**Material provided**
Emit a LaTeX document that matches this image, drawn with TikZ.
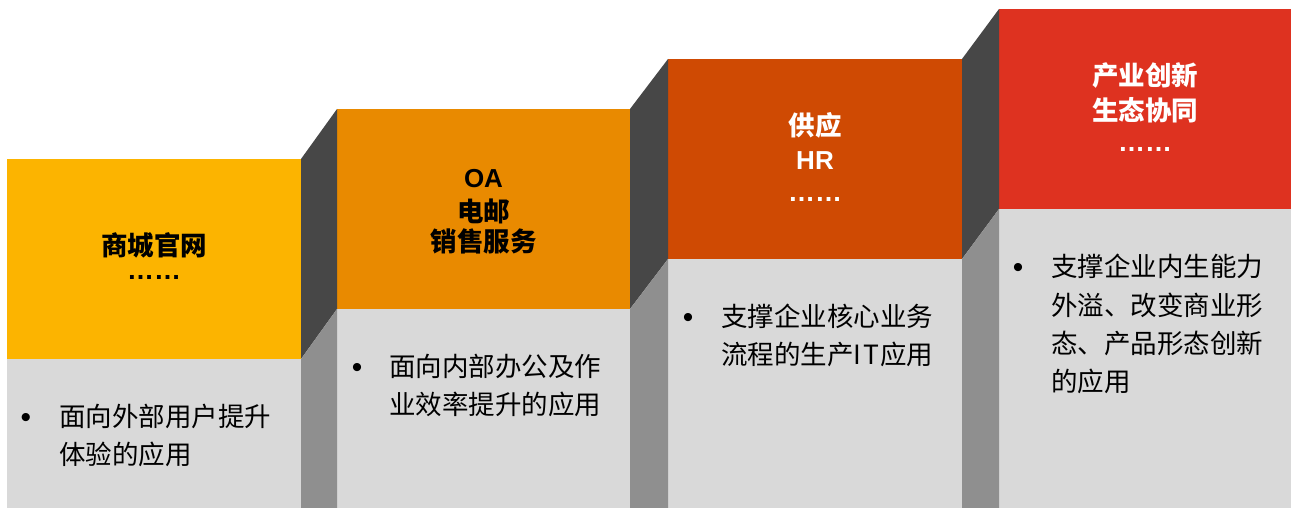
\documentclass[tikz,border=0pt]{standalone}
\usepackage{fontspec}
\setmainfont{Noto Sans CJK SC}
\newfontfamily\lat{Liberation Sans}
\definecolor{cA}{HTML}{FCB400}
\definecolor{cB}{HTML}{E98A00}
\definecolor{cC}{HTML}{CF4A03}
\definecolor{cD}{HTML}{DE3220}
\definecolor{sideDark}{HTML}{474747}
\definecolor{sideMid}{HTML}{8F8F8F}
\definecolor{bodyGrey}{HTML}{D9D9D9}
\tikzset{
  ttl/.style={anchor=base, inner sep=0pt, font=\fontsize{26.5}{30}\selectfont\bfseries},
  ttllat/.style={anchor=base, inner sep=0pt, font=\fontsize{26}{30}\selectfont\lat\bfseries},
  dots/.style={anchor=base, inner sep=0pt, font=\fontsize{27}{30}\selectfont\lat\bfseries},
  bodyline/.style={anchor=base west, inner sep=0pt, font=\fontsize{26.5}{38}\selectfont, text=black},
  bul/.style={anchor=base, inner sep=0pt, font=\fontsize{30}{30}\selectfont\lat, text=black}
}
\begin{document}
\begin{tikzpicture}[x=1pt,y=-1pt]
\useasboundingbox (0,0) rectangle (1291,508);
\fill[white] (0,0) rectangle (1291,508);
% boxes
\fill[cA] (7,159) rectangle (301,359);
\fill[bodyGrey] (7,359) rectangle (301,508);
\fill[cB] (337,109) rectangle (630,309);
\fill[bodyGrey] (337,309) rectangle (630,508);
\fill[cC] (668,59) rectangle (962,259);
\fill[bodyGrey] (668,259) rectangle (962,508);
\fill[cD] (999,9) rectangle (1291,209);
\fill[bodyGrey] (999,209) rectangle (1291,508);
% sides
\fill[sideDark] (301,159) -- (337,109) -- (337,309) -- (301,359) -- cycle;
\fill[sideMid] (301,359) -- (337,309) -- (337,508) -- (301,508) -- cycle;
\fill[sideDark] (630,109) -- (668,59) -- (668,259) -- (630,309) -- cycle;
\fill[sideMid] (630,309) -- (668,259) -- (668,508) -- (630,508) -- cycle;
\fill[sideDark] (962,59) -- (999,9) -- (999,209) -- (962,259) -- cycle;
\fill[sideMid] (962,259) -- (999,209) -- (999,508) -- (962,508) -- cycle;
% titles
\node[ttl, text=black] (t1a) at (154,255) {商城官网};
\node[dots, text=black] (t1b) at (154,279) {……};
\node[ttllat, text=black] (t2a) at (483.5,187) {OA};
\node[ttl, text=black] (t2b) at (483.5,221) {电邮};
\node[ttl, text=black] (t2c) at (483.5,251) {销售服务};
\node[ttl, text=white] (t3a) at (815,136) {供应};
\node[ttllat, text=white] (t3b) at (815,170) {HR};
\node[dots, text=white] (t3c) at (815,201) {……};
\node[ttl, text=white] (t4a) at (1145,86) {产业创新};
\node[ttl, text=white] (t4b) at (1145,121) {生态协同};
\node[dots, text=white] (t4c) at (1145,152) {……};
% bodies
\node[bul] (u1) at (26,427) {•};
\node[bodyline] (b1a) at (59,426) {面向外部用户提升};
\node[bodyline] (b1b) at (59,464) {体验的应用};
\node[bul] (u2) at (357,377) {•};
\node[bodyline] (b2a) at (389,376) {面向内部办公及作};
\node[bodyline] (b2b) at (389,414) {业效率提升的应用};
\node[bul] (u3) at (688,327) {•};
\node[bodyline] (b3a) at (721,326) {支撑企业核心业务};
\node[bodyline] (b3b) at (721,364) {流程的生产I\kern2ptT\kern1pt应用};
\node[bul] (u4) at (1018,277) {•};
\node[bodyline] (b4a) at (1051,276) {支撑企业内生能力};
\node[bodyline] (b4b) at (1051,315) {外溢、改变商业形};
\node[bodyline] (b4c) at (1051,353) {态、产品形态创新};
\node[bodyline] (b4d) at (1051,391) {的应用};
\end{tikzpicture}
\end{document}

**What to do**
Reproduce the material above verbatim; omit every picture.

**Answer to this exercise**
Emit a LaTeX document that matches this image, drawn with TikZ.
\documentclass[tikz,border=0pt]{standalone}
\usepackage{fontspec}
\setmainfont{Noto Sans CJK SC}
\newfontfamily\lat{Liberation Sans}
\definecolor{cA}{HTML}{FCB400}
\definecolor{cB}{HTML}{E98A00}
\definecolor{cC}{HTML}{CF4A03}
\definecolor{cD}{HTML}{DE3220}
\definecolor{sideDark}{HTML}{474747}
\definecolor{sideMid}{HTML}{8F8F8F}
\definecolor{bodyGrey}{HTML}{D9D9D9}
\tikzset{
  ttl/.style={anchor=base, inner sep=0pt, font=\fontsize{26.5}{30}\selectfont\bfseries},
  ttllat/.style={anchor=base, inner sep=0pt, font=\fontsize{26}{30}\selectfont\lat\bfseries},
  dots/.style={anchor=base, inner sep=0pt, font=\fontsize{27}{30}\selectfont\lat\bfseries},
  bodyline/.style={anchor=base west, inner sep=0pt, font=\fontsize{26.5}{38}\selectfont, text=black},
  bul/.style={anchor=base, inner sep=0pt, font=\fontsize{30}{30}\selectfont\lat, text=black}
}
\begin{document}
\begin{tikzpicture}[x=1pt,y=-1pt]
\useasboundingbox (0,0) rectangle (1291,508);
\fill[white] (0,0) rectangle (1291,508);
% boxes
\fill[cA] (7,159) rectangle (301,359);
\fill[bodyGrey] (7,359) rectangle (301,508);
\fill[cB] (337,109) rectangle (630,309);
\fill[bodyGrey] (337,309) rectangle (630,508);
\fill[cC] (668,59) rectangle (962,259);
\fill[bodyGrey] (668,259) rectangle (962,508);
\fill[cD] (999,9) rectangle (1291,209);
\fill[bodyGrey] (999,209) rectangle (1291,508);
% sides
\fill[sideDark] (301,159) -- (337,109) -- (337,309) -- (301,359) -- cycle;
\fill[sideMid] (301,359) -- (337,309) -- (337,508) -- (301,508) -- cycle;
\fill[sideDark] (630,109) -- (668,59) -- (668,259) -- (630,309) -- cycle;
\fill[sideMid] (630,309) -- (668,259) -- (668,508) -- (630,508) -- cycle;
\fill[sideDark] (962,59) -- (999,9) -- (999,209) -- (962,259) -- cycle;
\fill[sideMid] (962,259) -- (999,209) -- (999,508) -- (962,508) -- cycle;
% titles
\node[ttl, text=black] (t1a) at (154,255) {商城官网};
\node[dots, text=black] (t1b) at (154,279) {……};
\node[ttllat, text=black] (t2a) at (483.5,187) {OA};
\node[ttl, text=black] (t2b) at (483.5,221) {电邮};
\node[ttl, text=black] (t2c) at (483.5,251) {销售服务};
\node[ttl, text=white] (t3a) at (815,136) {供应};
\node[ttllat, text=white] (t3b) at (815,170) {HR};
\node[dots, text=white] (t3c) at (815,201) {……};
\node[ttl, text=white] (t4a) at (1145,86) {产业创新};
\node[ttl, text=white] (t4b) at (1145,121) {生态协同};
\node[dots, text=white] (t4c) at (1145,152) {……};
% bodies
\node[bul] (u1) at (26,427) {•};
\node[bodyline] (b1a) at (59,426) {面向外部用户提升};
\node[bodyline] (b1b) at (59,464) {体验的应用};
\node[bul] (u2) at (357,377) {•};
\node[bodyline] (b2a) at (389,376) {面向内部办公及作};
\node[bodyline] (b2b) at (389,414) {业效率提升的应用};
\node[bul] (u3) at (688,327) {•};
\node[bodyline] (b3a) at (721,326) {支撑企业核心业务};
\node[bodyline] (b3b) at (721,364) {流程的生产I\kern2ptT\kern1pt应用};
\node[bul] (u4) at (1018,277) {•};
\node[bodyline] (b4a) at (1051,276) {支撑企业内生能力};
\node[bodyline] (b4b) at (1051,315) {外溢、改变商业形};
\node[bodyline] (b4c) at (1051,353) {态、产品形态创新};
\node[bodyline] (b4d) at (1051,391) {的应用};
\end{tikzpicture}
\end{document}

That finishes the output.